[Source code of charts]
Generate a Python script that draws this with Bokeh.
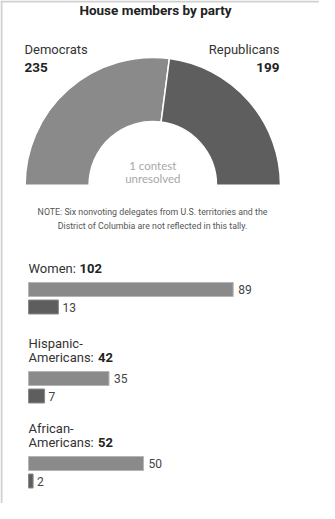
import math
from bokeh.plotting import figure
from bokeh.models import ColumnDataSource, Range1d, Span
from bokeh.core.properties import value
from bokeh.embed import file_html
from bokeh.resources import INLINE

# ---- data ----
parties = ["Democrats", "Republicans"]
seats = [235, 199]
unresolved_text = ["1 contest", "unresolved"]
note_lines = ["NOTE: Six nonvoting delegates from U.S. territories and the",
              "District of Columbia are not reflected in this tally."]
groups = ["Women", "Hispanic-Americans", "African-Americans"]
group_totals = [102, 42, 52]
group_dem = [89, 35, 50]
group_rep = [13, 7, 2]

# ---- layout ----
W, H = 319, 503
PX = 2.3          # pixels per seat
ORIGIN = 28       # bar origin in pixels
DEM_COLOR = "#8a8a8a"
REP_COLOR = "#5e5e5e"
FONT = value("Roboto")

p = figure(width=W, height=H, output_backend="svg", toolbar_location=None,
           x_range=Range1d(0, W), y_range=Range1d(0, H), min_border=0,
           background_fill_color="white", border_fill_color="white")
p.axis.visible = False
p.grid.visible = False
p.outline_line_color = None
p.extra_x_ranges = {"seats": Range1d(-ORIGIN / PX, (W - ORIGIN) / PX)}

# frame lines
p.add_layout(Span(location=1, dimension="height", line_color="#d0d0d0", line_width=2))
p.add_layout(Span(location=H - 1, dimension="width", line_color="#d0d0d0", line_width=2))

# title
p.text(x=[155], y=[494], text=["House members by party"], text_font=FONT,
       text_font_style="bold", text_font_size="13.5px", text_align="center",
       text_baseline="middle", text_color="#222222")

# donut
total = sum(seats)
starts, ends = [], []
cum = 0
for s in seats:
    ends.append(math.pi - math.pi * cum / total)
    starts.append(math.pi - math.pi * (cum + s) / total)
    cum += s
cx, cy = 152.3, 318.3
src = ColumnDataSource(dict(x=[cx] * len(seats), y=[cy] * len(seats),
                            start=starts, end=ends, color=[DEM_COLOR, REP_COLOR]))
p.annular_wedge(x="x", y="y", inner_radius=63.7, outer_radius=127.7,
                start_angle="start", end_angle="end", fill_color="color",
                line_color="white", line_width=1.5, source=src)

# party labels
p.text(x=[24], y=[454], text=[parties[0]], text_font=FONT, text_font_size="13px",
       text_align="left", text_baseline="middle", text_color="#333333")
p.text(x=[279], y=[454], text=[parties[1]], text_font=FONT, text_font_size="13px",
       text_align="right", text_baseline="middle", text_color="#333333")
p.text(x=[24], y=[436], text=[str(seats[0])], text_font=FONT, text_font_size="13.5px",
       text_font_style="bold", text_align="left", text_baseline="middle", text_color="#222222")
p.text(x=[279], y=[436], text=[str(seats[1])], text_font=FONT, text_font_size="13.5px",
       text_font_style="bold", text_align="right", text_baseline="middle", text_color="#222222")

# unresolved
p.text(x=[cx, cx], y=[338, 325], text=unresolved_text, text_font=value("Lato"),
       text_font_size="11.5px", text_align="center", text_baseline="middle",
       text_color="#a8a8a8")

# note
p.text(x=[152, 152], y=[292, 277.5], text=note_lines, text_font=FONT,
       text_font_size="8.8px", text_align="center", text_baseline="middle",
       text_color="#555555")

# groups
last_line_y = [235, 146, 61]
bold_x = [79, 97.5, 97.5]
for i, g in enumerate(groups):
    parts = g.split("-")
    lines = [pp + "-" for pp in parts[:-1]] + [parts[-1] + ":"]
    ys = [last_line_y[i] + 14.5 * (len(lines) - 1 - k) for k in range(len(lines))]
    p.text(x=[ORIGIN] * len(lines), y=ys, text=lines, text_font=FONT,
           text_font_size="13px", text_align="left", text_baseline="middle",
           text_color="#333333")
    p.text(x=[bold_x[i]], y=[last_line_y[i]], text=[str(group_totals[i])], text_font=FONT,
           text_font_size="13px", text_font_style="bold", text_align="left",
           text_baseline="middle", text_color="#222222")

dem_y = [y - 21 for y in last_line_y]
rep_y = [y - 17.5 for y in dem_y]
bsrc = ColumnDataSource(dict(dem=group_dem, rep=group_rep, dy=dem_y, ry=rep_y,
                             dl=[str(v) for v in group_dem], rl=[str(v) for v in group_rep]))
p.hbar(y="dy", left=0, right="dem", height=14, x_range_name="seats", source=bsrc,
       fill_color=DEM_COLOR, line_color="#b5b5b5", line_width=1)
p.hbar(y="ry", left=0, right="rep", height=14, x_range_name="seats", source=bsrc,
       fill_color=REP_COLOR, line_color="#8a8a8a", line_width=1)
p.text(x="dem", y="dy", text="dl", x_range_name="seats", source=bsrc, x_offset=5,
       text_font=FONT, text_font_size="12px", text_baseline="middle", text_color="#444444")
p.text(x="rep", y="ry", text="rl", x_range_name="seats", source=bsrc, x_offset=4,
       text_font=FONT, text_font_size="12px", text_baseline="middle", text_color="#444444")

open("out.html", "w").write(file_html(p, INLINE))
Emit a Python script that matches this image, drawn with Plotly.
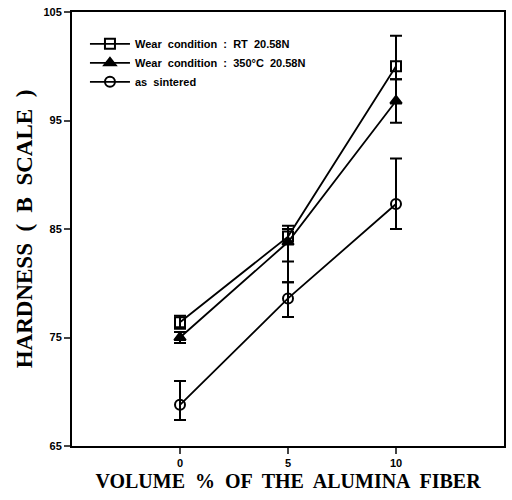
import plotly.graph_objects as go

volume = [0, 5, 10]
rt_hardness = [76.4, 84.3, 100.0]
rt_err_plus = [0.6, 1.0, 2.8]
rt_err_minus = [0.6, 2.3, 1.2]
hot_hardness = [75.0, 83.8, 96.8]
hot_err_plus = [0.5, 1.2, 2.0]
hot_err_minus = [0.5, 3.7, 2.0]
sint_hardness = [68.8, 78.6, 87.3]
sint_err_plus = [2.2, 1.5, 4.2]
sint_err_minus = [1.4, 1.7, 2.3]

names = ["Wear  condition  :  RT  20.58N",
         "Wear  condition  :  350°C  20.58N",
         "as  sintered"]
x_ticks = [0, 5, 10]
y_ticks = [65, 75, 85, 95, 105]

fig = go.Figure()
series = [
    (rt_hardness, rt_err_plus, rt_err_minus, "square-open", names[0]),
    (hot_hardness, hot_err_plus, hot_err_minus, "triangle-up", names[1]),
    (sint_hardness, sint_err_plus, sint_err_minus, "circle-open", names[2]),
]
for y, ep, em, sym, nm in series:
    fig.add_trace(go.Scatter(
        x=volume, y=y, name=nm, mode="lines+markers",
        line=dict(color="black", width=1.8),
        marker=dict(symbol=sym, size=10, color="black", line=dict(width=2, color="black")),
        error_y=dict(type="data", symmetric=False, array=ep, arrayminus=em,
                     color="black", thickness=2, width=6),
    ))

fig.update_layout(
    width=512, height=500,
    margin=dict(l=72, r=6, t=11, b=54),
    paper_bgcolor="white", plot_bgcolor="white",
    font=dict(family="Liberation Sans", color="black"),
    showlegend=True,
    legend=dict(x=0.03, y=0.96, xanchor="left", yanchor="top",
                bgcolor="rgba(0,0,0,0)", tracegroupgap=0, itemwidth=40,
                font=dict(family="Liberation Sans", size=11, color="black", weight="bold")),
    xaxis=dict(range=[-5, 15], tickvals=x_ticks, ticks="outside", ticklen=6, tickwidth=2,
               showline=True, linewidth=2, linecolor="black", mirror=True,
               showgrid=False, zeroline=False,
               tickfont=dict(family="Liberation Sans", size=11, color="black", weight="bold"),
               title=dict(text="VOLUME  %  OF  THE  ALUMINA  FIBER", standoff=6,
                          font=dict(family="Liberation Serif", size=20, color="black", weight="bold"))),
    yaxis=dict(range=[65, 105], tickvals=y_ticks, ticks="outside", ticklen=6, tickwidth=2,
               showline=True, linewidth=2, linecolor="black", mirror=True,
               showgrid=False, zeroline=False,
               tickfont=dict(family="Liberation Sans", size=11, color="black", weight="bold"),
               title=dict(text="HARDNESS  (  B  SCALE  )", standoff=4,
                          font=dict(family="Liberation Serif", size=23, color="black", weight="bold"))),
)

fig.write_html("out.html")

SHORT PROBLEM
Copy all the lines of data exactly as they appear, dropping any images.

TASK RESULT
Generate a Python script that draws this with Bokeh.
import math
from bokeh.plotting import figure
from bokeh.models import ColumnDataSource, Range1d, Span
from bokeh.core.properties import value
from bokeh.embed import file_html
from bokeh.resources import INLINE

# ---- data ----
parties = ["Democrats", "Republicans"]
seats = [235, 199]
unresolved_text = ["1 contest", "unresolved"]
note_lines = ["NOTE: Six nonvoting delegates from U.S. territories and the",
              "District of Columbia are not reflected in this tally."]
groups = ["Women", "Hispanic-Americans", "African-Americans"]
group_totals = [102, 42, 52]
group_dem = [89, 35, 50]
group_rep = [13, 7, 2]

# ---- layout ----
W, H = 319, 503
PX = 2.3          # pixels per seat
ORIGIN = 28       # bar origin in pixels
DEM_COLOR = "#8a8a8a"
REP_COLOR = "#5e5e5e"
FONT = value("Roboto")

p = figure(width=W, height=H, output_backend="svg", toolbar_location=None,
           x_range=Range1d(0, W), y_range=Range1d(0, H), min_border=0,
           background_fill_color="white", border_fill_color="white")
p.axis.visible = False
p.grid.visible = False
p.outline_line_color = None
p.extra_x_ranges = {"seats": Range1d(-ORIGIN / PX, (W - ORIGIN) / PX)}

# frame lines
p.add_layout(Span(location=1, dimension="height", line_color="#d0d0d0", line_width=2))
p.add_layout(Span(location=H - 1, dimension="width", line_color="#d0d0d0", line_width=2))

# title
p.text(x=[155], y=[494], text=["House members by party"], text_font=FONT,
       text_font_style="bold", text_font_size="13.5px", text_align="center",
       text_baseline="middle", text_color="#222222")

# donut
total = sum(seats)
starts, ends = [], []
cum = 0
for s in seats:
    ends.append(math.pi - math.pi * cum / total)
    starts.append(math.pi - math.pi * (cum + s) / total)
    cum += s
cx, cy = 152.3, 318.3
src = ColumnDataSource(dict(x=[cx] * len(seats), y=[cy] * len(seats),
                            start=starts, end=ends, color=[DEM_COLOR, REP_COLOR]))
p.annular_wedge(x="x", y="y", inner_radius=63.7, outer_radius=127.7,
                start_angle="start", end_angle="end", fill_color="color",
                line_color="white", line_width=1.5, source=src)

# party labels
p.text(x=[24], y=[454], text=[parties[0]], text_font=FONT, text_font_size="13px",
       text_align="left", text_baseline="middle", text_color="#333333")
p.text(x=[279], y=[454], text=[parties[1]], text_font=FONT, text_font_size="13px",
       text_align="right", text_baseline="middle", text_color="#333333")
p.text(x=[24], y=[436], text=[str(seats[0])], text_font=FONT, text_font_size="13.5px",
       text_font_style="bold", text_align="left", text_baseline="middle", text_color="#222222")
p.text(x=[279], y=[436], text=[str(seats[1])], text_font=FONT, text_font_size="13.5px",
       text_font_style="bold", text_align="right", text_baseline="middle", text_color="#222222")

# unresolved
p.text(x=[cx, cx], y=[338, 325], text=unresolved_text, text_font=value("Lato"),
       text_font_size="11.5px", text_align="center", text_baseline="middle",
       text_color="#a8a8a8")

# note
p.text(x=[152, 152], y=[292, 277.5], text=note_lines, text_font=FONT,
       text_font_size="8.8px", text_align="center", text_baseline="middle",
       text_color="#555555")

# groups
last_line_y = [235, 146, 61]
bold_x = [79, 97.5, 97.5]
for i, g in enumerate(groups):
    parts = g.split("-")
    lines = [pp + "-" for pp in parts[:-1]] + [parts[-1] + ":"]
    ys = [last_line_y[i] + 14.5 * (len(lines) - 1 - k) for k in range(len(lines))]
    p.text(x=[ORIGIN] * len(lines), y=ys, text=lines, text_font=FONT,
           text_font_size="13px", text_align="left", text_baseline="middle",
           text_color="#333333")
    p.text(x=[bold_x[i]], y=[last_line_y[i]], text=[str(group_totals[i])], text_font=FONT,
           text_font_size="13px", text_font_style="bold", text_align="left",
           text_baseline="middle", text_color="#222222")

dem_y = [y - 21 for y in last_line_y]
rep_y = [y - 17.5 for y in dem_y]
bsrc = ColumnDataSource(dict(dem=group_dem, rep=group_rep, dy=dem_y, ry=rep_y,
                             dl=[str(v) for v in group_dem], rl=[str(v) for v in group_rep]))
p.hbar(y="dy", left=0, right="dem", height=14, x_range_name="seats", source=bsrc,
       fill_color=DEM_COLOR, line_color="#b5b5b5", line_width=1)
p.hbar(y="ry", left=0, right="rep", height=14, x_range_name="seats", source=bsrc,
       fill_color=REP_COLOR, line_color="#8a8a8a", line_width=1)
p.text(x="dem", y="dy", text="dl", x_range_name="seats", source=bsrc, x_offset=5,
       text_font=FONT, text_font_size="12px", text_baseline="middle", text_color="#444444")
p.text(x="rep", y="ry", text="rl", x_range_name="seats", source=bsrc, x_offset=4,
       text_font=FONT, text_font_size="12px", text_baseline="middle", text_color="#444444")

open("out.html", "w").write(file_html(p, INLINE))
Emit a Python script that matches this image, drawn with Plotly.
import plotly.graph_objects as go

volume = [0, 5, 10]
rt_hardness = [76.4, 84.3, 100.0]
rt_err_plus = [0.6, 1.0, 2.8]
rt_err_minus = [0.6, 2.3, 1.2]
hot_hardness = [75.0, 83.8, 96.8]
hot_err_plus = [0.5, 1.2, 2.0]
hot_err_minus = [0.5, 3.7, 2.0]
sint_hardness = [68.8, 78.6, 87.3]
sint_err_plus = [2.2, 1.5, 4.2]
sint_err_minus = [1.4, 1.7, 2.3]

names = ["Wear  condition  :  RT  20.58N",
         "Wear  condition  :  350°C  20.58N",
         "as  sintered"]
x_ticks = [0, 5, 10]
y_ticks = [65, 75, 85, 95, 105]

fig = go.Figure()
series = [
    (rt_hardness, rt_err_plus, rt_err_minus, "square-open", names[0]),
    (hot_hardness, hot_err_plus, hot_err_minus, "triangle-up", names[1]),
    (sint_hardness, sint_err_plus, sint_err_minus, "circle-open", names[2]),
]
for y, ep, em, sym, nm in series:
    fig.add_trace(go.Scatter(
        x=volume, y=y, name=nm, mode="lines+markers",
        line=dict(color="black", width=1.8),
        marker=dict(symbol=sym, size=10, color="black", line=dict(width=2, color="black")),
        error_y=dict(type="data", symmetric=False, array=ep, arrayminus=em,
                     color="black", thickness=2, width=6),
    ))

fig.update_layout(
    width=512, height=500,
    margin=dict(l=72, r=6, t=11, b=54),
    paper_bgcolor="white", plot_bgcolor="white",
    font=dict(family="Liberation Sans", color="black"),
    showlegend=True,
    legend=dict(x=0.03, y=0.96, xanchor="left", yanchor="top",
                bgcolor="rgba(0,0,0,0)", tracegroupgap=0, itemwidth=40,
                font=dict(family="Liberation Sans", size=11, color="black", weight="bold")),
    xaxis=dict(range=[-5, 15], tickvals=x_ticks, ticks="outside", ticklen=6, tickwidth=2,
               showline=True, linewidth=2, linecolor="black", mirror=True,
               showgrid=False, zeroline=False,
               tickfont=dict(family="Liberation Sans", size=11, color="black", weight="bold"),
               title=dict(text="VOLUME  %  OF  THE  ALUMINA  FIBER", standoff=6,
                          font=dict(family="Liberation Serif", size=20, color="black", weight="bold"))),
    yaxis=dict(range=[65, 105], tickvals=y_ticks, ticks="outside", ticklen=6, tickwidth=2,
               showline=True, linewidth=2, linecolor="black", mirror=True,
               showgrid=False, zeroline=False,
               tickfont=dict(family="Liberation Sans", size=11, color="black", weight="bold"),
               title=dict(text="HARDNESS  (  B  SCALE  )", standoff=4,
                          font=dict(family="Liberation Serif", size=23, color="black", weight="bold"))),
)

fig.write_html("out.html")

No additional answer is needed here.